#### Direction
The data below holds a line containing "Rebuild this chart" and a line containing "fig = go.Figure()"; please quote exactly those two lines and every line between them, and nothing else.

— START Excerpted data —

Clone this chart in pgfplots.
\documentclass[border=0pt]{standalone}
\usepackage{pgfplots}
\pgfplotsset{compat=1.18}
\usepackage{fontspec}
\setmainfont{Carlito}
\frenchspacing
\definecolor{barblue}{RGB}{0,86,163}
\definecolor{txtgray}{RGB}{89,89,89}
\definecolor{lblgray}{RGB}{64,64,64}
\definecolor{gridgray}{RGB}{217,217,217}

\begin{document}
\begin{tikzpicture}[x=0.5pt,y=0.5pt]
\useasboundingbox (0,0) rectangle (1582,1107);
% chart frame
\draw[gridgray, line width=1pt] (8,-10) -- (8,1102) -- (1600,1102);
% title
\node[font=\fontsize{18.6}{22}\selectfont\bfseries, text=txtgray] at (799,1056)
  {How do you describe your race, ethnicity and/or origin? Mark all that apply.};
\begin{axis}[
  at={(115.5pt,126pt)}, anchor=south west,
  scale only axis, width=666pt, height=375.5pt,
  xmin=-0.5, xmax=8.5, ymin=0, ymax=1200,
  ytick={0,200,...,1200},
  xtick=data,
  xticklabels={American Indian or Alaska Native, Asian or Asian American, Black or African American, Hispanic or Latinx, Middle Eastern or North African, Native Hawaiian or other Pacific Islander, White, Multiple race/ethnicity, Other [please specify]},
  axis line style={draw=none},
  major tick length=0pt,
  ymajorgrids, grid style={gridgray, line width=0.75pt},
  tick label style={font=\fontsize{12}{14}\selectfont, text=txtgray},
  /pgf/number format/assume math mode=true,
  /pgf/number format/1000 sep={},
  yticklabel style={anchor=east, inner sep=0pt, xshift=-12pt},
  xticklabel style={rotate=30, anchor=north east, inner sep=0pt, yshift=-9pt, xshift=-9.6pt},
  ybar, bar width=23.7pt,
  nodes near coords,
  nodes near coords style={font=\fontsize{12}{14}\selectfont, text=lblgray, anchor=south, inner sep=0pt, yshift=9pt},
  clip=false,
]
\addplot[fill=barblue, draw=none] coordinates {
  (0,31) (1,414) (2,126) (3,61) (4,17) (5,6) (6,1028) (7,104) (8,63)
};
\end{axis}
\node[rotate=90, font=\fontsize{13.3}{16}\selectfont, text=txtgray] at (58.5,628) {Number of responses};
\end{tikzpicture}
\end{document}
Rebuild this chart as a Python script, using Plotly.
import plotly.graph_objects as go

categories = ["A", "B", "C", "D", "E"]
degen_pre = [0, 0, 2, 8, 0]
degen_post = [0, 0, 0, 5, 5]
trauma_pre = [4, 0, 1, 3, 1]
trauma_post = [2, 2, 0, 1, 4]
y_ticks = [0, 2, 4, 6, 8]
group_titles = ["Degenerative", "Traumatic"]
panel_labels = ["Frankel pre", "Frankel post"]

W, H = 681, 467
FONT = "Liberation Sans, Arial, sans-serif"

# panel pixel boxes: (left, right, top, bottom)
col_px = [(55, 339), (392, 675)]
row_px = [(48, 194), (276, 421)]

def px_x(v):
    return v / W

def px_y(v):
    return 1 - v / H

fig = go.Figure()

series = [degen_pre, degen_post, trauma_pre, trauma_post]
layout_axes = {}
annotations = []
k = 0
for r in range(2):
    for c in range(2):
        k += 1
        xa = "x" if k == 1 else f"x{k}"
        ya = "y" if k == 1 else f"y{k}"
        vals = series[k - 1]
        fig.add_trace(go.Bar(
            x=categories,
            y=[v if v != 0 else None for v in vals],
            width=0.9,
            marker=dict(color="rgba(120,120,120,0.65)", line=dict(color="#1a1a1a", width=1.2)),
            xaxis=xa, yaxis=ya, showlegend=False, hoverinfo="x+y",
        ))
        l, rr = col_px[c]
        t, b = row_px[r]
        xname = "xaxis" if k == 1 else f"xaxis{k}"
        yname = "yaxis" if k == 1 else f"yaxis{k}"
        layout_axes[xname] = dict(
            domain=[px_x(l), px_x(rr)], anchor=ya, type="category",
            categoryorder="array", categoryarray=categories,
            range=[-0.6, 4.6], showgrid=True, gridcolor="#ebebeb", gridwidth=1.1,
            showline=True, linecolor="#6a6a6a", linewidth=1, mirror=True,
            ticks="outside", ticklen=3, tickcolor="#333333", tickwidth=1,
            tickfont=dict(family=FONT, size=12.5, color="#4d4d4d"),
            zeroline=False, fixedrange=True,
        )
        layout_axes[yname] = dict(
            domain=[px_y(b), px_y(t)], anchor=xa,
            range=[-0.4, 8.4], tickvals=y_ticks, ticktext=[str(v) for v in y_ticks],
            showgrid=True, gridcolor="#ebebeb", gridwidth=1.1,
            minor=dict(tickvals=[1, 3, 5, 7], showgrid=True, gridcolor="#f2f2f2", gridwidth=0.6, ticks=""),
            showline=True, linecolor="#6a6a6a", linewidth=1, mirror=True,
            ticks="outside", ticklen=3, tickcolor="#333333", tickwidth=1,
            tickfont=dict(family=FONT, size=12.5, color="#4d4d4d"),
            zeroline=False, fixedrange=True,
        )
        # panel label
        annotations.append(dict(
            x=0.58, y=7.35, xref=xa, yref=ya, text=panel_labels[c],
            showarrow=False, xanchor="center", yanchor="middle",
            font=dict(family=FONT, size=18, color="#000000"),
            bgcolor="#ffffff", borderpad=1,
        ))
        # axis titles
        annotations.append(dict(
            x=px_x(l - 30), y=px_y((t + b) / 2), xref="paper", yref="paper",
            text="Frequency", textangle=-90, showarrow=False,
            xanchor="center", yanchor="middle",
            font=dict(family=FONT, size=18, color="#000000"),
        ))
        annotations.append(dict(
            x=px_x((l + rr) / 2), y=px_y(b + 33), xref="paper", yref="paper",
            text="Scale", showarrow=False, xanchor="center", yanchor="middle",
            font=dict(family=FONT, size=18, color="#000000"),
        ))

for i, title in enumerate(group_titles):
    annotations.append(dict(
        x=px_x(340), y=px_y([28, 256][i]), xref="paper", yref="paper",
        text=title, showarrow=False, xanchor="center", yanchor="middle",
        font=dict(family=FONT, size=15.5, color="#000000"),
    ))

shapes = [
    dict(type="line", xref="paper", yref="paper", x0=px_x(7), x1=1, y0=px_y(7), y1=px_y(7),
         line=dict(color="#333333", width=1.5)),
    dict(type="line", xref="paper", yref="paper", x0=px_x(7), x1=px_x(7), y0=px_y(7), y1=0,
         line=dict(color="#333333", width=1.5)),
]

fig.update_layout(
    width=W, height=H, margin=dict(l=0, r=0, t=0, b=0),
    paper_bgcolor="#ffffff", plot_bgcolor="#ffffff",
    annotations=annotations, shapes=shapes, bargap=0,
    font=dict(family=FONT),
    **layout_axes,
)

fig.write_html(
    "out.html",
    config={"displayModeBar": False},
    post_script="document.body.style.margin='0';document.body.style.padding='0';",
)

— END Excerpted data —

#### Full answer
Rebuild this chart as a Python script, using Plotly.
import plotly.graph_objects as go

categories = ["A", "B", "C", "D", "E"]
degen_pre = [0, 0, 2, 8, 0]
degen_post = [0, 0, 0, 5, 5]
trauma_pre = [4, 0, 1, 3, 1]
trauma_post = [2, 2, 0, 1, 4]
y_ticks = [0, 2, 4, 6, 8]
group_titles = ["Degenerative", "Traumatic"]
panel_labels = ["Frankel pre", "Frankel post"]

W, H = 681, 467
FONT = "Liberation Sans, Arial, sans-serif"

# panel pixel boxes: (left, right, top, bottom)
col_px = [(55, 339), (392, 675)]
row_px = [(48, 194), (276, 421)]

def px_x(v):
    return v / W

def px_y(v):
    return 1 - v / H

fig = go.Figure()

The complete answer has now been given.